Goal: Write out again exactly the lines from the one containing "Reproduce this chart with Altair." through the one containing "import pandas as pd", both included, and omit the pictures.

Task data:
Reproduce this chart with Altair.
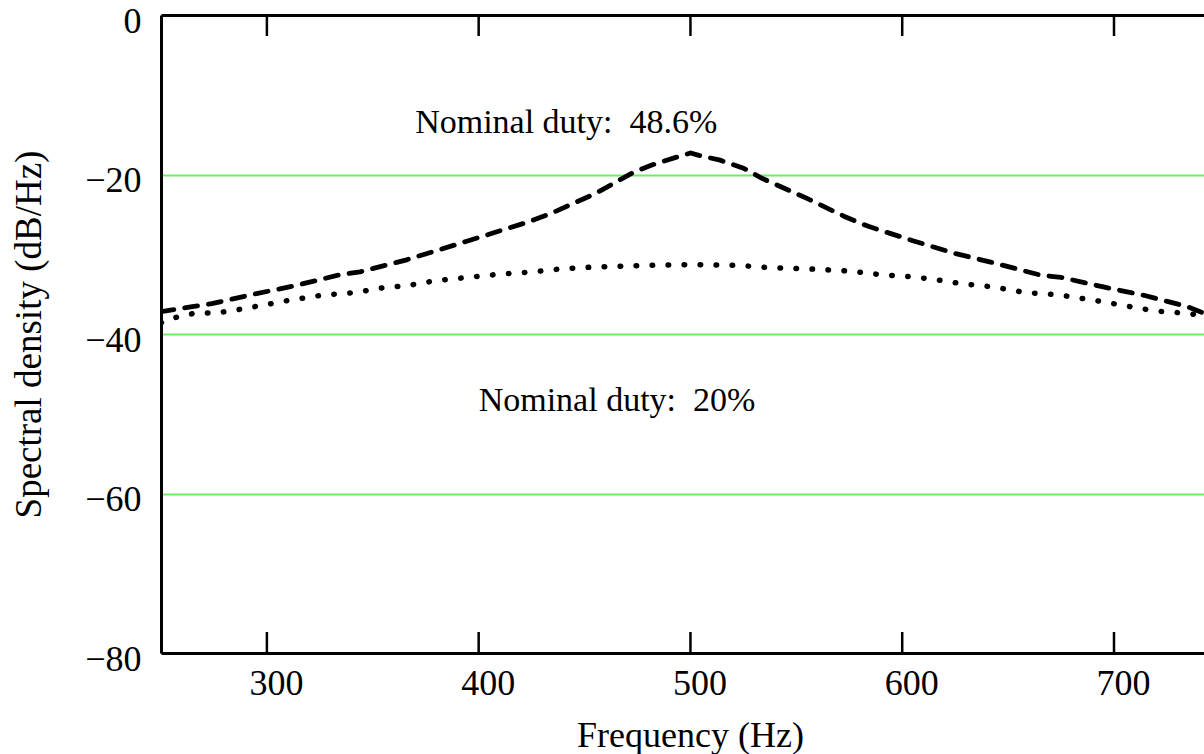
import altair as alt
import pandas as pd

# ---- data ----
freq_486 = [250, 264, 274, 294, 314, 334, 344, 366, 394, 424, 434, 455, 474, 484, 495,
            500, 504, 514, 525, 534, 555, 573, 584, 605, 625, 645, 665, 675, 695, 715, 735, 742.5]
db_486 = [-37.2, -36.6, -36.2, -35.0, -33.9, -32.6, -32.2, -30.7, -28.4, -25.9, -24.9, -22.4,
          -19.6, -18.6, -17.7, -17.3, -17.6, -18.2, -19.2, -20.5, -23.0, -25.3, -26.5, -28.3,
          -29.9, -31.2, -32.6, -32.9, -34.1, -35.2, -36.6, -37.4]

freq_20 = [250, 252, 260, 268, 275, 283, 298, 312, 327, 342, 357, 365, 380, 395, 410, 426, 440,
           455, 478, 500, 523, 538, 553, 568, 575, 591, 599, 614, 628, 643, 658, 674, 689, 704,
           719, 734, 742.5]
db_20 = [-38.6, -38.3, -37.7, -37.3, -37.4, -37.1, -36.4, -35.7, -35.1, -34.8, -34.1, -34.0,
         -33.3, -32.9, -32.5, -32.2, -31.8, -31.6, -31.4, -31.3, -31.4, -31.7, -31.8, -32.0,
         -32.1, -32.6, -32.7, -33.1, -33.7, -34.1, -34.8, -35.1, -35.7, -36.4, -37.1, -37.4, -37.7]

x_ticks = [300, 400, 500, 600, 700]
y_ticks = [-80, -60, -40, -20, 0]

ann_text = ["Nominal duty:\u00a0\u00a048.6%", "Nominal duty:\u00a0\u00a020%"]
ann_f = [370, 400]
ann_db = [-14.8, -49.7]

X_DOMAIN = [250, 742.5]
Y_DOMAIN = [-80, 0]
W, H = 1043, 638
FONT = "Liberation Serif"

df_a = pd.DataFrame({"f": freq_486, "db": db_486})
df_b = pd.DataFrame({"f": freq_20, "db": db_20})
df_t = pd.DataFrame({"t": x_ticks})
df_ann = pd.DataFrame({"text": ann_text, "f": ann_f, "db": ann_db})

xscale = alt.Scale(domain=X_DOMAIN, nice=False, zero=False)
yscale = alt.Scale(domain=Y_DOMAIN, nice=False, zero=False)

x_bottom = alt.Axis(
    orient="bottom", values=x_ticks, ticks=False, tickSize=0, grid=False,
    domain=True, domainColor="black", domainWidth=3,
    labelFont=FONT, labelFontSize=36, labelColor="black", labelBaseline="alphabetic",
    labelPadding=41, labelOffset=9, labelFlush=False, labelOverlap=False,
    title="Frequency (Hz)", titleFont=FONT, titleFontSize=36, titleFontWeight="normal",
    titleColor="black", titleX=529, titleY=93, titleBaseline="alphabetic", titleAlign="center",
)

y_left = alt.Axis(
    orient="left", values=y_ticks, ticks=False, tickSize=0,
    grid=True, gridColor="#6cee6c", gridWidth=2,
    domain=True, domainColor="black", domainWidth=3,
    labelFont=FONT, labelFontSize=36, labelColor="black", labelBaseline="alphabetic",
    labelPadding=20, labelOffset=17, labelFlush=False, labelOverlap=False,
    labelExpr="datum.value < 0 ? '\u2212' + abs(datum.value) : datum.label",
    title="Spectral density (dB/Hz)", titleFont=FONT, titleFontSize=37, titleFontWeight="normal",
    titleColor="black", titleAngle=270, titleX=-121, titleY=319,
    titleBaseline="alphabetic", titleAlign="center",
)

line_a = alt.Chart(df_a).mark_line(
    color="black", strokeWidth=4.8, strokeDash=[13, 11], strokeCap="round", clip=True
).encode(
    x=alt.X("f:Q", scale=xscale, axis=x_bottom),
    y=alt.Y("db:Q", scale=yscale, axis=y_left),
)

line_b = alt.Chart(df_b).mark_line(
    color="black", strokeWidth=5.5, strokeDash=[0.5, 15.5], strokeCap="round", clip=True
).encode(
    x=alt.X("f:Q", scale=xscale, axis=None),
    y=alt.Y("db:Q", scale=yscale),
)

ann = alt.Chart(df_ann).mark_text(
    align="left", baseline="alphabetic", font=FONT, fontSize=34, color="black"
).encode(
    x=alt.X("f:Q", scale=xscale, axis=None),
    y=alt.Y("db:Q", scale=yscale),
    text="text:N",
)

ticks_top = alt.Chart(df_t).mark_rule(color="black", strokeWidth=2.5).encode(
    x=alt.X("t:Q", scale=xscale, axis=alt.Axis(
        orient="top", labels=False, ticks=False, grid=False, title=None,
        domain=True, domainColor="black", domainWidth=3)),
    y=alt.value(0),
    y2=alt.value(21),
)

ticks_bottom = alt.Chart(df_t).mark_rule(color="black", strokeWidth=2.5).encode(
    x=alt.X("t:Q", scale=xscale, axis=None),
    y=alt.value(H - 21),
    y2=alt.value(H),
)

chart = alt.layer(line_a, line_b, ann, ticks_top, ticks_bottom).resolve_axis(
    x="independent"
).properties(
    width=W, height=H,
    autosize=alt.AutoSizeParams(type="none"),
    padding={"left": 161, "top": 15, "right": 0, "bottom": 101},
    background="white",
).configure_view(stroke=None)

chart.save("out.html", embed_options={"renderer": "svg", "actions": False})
...
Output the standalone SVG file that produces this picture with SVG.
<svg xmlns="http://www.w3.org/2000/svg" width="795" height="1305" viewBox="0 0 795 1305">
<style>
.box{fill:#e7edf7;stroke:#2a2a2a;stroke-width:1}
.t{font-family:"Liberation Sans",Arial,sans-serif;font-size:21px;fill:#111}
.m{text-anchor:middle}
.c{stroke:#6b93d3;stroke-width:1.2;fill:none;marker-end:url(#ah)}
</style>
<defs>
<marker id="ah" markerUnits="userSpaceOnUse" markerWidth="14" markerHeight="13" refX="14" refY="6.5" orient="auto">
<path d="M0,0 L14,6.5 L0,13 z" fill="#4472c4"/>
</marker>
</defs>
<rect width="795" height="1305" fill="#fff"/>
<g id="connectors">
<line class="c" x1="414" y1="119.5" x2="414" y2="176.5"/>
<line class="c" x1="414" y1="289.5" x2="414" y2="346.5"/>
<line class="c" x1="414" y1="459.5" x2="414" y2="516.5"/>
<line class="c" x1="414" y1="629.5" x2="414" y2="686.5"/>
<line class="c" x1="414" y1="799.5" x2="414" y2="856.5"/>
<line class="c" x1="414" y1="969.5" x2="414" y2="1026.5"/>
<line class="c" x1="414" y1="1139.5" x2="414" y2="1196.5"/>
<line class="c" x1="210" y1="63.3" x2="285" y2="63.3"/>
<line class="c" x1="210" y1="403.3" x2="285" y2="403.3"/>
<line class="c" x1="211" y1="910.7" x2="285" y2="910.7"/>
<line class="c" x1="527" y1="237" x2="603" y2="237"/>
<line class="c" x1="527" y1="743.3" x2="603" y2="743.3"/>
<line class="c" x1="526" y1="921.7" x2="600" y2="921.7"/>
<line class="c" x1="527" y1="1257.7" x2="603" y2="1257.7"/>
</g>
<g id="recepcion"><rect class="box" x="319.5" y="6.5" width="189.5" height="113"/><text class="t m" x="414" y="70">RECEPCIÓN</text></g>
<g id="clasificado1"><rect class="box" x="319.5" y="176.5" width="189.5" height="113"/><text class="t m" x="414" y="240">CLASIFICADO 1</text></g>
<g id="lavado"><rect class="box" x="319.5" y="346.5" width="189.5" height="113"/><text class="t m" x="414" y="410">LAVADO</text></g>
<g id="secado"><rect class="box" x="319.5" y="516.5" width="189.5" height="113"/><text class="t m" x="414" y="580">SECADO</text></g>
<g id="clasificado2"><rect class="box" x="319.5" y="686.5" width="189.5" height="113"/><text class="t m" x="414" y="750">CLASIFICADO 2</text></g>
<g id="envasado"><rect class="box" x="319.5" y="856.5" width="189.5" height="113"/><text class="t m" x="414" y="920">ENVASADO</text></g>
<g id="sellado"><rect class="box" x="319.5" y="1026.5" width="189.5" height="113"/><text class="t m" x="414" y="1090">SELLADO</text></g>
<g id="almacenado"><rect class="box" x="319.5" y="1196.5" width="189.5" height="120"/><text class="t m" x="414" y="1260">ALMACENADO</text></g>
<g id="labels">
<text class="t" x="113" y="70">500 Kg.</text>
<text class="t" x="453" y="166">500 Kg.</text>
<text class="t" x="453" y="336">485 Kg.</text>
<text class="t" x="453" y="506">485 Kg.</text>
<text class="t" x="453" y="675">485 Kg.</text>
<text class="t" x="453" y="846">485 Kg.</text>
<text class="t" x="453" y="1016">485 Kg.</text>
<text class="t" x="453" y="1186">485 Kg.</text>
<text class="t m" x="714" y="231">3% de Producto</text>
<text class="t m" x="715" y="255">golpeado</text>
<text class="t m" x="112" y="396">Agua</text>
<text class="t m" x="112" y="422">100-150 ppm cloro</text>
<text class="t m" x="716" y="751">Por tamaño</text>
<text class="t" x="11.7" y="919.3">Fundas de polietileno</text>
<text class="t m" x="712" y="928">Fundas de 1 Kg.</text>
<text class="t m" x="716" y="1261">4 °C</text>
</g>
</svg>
...
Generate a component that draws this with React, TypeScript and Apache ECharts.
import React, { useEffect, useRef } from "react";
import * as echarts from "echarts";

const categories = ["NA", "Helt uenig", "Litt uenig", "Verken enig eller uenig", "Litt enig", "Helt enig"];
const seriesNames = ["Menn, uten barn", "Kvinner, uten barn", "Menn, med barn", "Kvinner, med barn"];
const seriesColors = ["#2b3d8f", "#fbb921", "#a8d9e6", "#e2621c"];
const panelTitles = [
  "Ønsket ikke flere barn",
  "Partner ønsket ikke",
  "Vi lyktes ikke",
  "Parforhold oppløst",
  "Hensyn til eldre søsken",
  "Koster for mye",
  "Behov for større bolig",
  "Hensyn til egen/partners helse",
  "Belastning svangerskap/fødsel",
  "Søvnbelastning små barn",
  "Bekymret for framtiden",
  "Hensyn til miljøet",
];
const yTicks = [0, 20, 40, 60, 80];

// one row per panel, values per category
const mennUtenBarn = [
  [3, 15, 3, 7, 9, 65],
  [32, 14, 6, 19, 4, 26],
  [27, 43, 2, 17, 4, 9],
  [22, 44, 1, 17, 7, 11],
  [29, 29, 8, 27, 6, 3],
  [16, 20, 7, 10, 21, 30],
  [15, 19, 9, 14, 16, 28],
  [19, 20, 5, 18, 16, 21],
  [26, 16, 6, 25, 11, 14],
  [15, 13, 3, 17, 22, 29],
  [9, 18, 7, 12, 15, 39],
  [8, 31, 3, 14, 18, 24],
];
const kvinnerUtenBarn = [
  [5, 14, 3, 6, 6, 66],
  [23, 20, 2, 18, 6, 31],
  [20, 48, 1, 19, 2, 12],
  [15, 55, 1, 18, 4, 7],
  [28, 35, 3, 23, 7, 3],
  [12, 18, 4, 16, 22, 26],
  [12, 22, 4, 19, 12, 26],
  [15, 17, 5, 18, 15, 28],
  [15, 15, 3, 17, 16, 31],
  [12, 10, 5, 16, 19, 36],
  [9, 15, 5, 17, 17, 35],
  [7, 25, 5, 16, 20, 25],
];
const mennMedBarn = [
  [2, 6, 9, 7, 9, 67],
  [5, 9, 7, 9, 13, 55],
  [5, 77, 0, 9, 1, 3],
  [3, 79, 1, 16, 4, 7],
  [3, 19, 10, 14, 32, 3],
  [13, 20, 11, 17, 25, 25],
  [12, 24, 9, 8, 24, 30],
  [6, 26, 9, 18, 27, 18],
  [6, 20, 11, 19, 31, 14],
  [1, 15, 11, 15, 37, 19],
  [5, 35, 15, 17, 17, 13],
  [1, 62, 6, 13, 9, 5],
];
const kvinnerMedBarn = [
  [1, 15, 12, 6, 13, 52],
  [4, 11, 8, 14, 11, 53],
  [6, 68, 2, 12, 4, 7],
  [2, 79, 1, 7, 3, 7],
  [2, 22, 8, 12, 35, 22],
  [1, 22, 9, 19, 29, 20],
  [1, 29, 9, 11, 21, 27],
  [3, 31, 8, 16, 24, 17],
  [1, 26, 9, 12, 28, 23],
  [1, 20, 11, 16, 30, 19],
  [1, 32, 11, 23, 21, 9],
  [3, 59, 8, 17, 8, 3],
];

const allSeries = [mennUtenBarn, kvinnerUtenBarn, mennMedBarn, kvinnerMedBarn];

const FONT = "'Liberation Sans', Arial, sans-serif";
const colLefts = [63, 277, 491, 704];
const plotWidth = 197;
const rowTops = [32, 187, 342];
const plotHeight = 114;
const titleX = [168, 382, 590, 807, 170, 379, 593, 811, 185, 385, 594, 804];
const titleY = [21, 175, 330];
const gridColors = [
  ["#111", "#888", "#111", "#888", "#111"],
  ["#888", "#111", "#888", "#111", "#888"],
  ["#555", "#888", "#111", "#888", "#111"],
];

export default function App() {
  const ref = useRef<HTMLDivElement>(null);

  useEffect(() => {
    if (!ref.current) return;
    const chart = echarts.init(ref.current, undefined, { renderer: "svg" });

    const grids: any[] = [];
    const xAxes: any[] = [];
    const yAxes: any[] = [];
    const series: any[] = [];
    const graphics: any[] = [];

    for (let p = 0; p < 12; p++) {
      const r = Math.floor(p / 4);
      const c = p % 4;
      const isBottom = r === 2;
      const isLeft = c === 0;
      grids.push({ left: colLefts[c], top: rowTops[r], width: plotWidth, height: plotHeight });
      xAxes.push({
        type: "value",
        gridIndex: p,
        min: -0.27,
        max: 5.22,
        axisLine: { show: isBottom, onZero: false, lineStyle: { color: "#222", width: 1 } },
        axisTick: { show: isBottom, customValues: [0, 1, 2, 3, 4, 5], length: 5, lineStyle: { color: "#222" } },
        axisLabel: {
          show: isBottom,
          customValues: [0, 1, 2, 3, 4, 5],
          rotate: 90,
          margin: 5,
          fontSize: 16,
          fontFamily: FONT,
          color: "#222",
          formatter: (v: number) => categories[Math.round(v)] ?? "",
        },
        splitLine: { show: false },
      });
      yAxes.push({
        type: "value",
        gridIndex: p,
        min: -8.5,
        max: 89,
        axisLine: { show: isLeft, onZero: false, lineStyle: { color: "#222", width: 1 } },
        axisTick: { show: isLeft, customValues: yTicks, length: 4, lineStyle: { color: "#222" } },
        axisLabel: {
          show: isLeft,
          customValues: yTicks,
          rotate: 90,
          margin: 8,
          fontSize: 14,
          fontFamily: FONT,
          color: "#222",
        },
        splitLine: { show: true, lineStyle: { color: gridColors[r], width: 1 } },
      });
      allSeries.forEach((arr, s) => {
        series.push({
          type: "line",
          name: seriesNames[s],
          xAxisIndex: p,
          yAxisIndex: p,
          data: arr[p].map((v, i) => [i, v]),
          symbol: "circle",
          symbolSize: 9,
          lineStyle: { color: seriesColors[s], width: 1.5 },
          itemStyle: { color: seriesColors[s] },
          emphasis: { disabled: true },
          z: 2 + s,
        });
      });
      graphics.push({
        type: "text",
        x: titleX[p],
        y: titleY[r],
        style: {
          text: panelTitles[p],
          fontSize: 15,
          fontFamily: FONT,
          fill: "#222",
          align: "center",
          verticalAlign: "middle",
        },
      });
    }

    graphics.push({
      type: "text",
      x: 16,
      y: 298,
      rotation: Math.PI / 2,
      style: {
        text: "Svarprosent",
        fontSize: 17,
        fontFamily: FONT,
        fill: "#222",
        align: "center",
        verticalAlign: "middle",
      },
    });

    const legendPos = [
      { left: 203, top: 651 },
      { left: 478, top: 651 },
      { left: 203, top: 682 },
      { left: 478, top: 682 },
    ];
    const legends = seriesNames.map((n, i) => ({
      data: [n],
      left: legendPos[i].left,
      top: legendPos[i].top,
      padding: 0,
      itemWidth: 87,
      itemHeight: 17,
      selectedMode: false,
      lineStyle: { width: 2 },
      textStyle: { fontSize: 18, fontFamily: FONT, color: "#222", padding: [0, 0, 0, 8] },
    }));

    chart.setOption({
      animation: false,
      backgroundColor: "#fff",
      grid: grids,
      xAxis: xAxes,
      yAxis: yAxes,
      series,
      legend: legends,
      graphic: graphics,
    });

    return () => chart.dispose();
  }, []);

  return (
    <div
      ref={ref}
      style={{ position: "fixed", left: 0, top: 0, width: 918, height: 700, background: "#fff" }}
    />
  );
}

Answer to this task:
Reproduce this chart with Altair.
import altair as alt
import pandas as pd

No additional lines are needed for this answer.